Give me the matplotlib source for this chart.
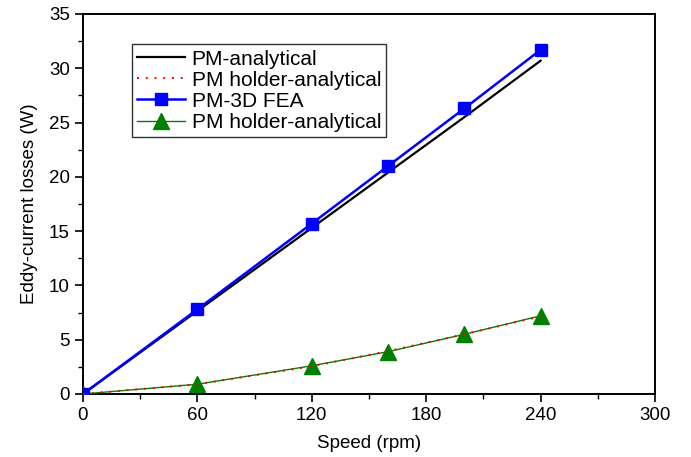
import matplotlib.pyplot as plt
from matplotlib.ticker import MultipleLocator

plt.rcParams['font.family'] = ['Liberation Sans', 'DejaVu Sans']

speed = [0, 60, 120, 160, 200, 240]
pm_analytical = [0, 7.65, 15.3, 20.4, 25.5, 30.7]
holder_analytical = [0, 0.9, 2.55, 3.95, 5.5, 7.15]
pm_fea = [0, 7.8, 15.7, 21.0, 26.3, 31.7]
holder_fea = [0, 0.9, 2.6, 3.9, 5.5, 7.2]

fig = plt.figure(figsize=(6.91, 4.57), dpi=100)
ax = fig.add_axes([83 / 691, 63 / 457, 572 / 691, 380 / 457])

ax.plot(speed, pm_analytical, color='black', lw=1.6, label='PM-analytical')
ax.plot(speed, holder_fea, color='green', lw=1.0, marker='^', markersize=11,
        label='PM holder-analytical', zorder=3)
ax.plot(speed, holder_analytical, color='red', lw=1.4, ls=(0, (1, 3.5)),
        label='PM holder-analytical', zorder=4)
ax.plot(speed, pm_fea, color='blue', lw=1.8, marker='s', markersize=9,
        label='PM-3D FEA', zorder=3)

handles, labels = ax.get_legend_handles_labels()
order = [0, 2, 3, 1]
leg = ax.legend([handles[i] for i in order], [labels[i] for i in order],
                loc='upper left', bbox_to_anchor=(0.086, 0.92), fontsize=15,
                frameon=True, fancybox=False, edgecolor='black',
                handlelength=2.3, handletextpad=0.3, labelspacing=0.1,
                borderpad=0.25, borderaxespad=0)
leg.get_frame().set_linewidth(1.0)

ax.set_xlim(0, 300)
ax.set_ylim(0, 35)
ax.xaxis.set_major_locator(MultipleLocator(60))
ax.xaxis.set_minor_locator(MultipleLocator(30))
ax.yaxis.set_major_locator(MultipleLocator(5))
ax.yaxis.set_minor_locator(MultipleLocator(2.5))
ax.tick_params(which='major', direction='out', length=6, width=1.2, labelsize=13.5)
ax.tick_params(which='minor', direction='out', length=3.5, width=1.0)
for s in ax.spines.values():
    s.set_linewidth(1.4)

ax.set_xlabel('Speed (rpm)', fontsize=13.5, labelpad=8)
ax.set_ylabel('Eddy-current losses (W)', fontsize=13.5, labelpad=8)

fig.savefig('out.png', dpi=100)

Written request: Return the material line for line, from its beginning to the line that contains "leg.get_frame().set_linewidth(1.0)", with the pictures left out.

Output below:
Give me the matplotlib source for this chart.
import matplotlib.pyplot as plt
from matplotlib.ticker import MultipleLocator

plt.rcParams['font.family'] = ['Liberation Sans', 'DejaVu Sans']

speed = [0, 60, 120, 160, 200, 240]
pm_analytical = [0, 7.65, 15.3, 20.4, 25.5, 30.7]
holder_analytical = [0, 0.9, 2.55, 3.95, 5.5, 7.15]
pm_fea = [0, 7.8, 15.7, 21.0, 26.3, 31.7]
holder_fea = [0, 0.9, 2.6, 3.9, 5.5, 7.2]

fig = plt.figure(figsize=(6.91, 4.57), dpi=100)
ax = fig.add_axes([83 / 691, 63 / 457, 572 / 691, 380 / 457])

ax.plot(speed, pm_analytical, color='black', lw=1.6, label='PM-analytical')
ax.plot(speed, holder_fea, color='green', lw=1.0, marker='^', markersize=11,
        label='PM holder-analytical', zorder=3)
ax.plot(speed, holder_analytical, color='red', lw=1.4, ls=(0, (1, 3.5)),
        label='PM holder-analytical', zorder=4)
ax.plot(speed, pm_fea, color='blue', lw=1.8, marker='s', markersize=9,
        label='PM-3D FEA', zorder=3)

handles, labels = ax.get_legend_handles_labels()
order = [0, 2, 3, 1]
leg = ax.legend([handles[i] for i in order], [labels[i] for i in order],
                loc='upper left', bbox_to_anchor=(0.086, 0.92), fontsize=15,
                frameon=True, fancybox=False, edgecolor='black',
                handlelength=2.3, handletextpad=0.3, labelspacing=0.1,
                borderpad=0.25, borderaxespad=0)
leg.get_frame().set_linewidth(1.0)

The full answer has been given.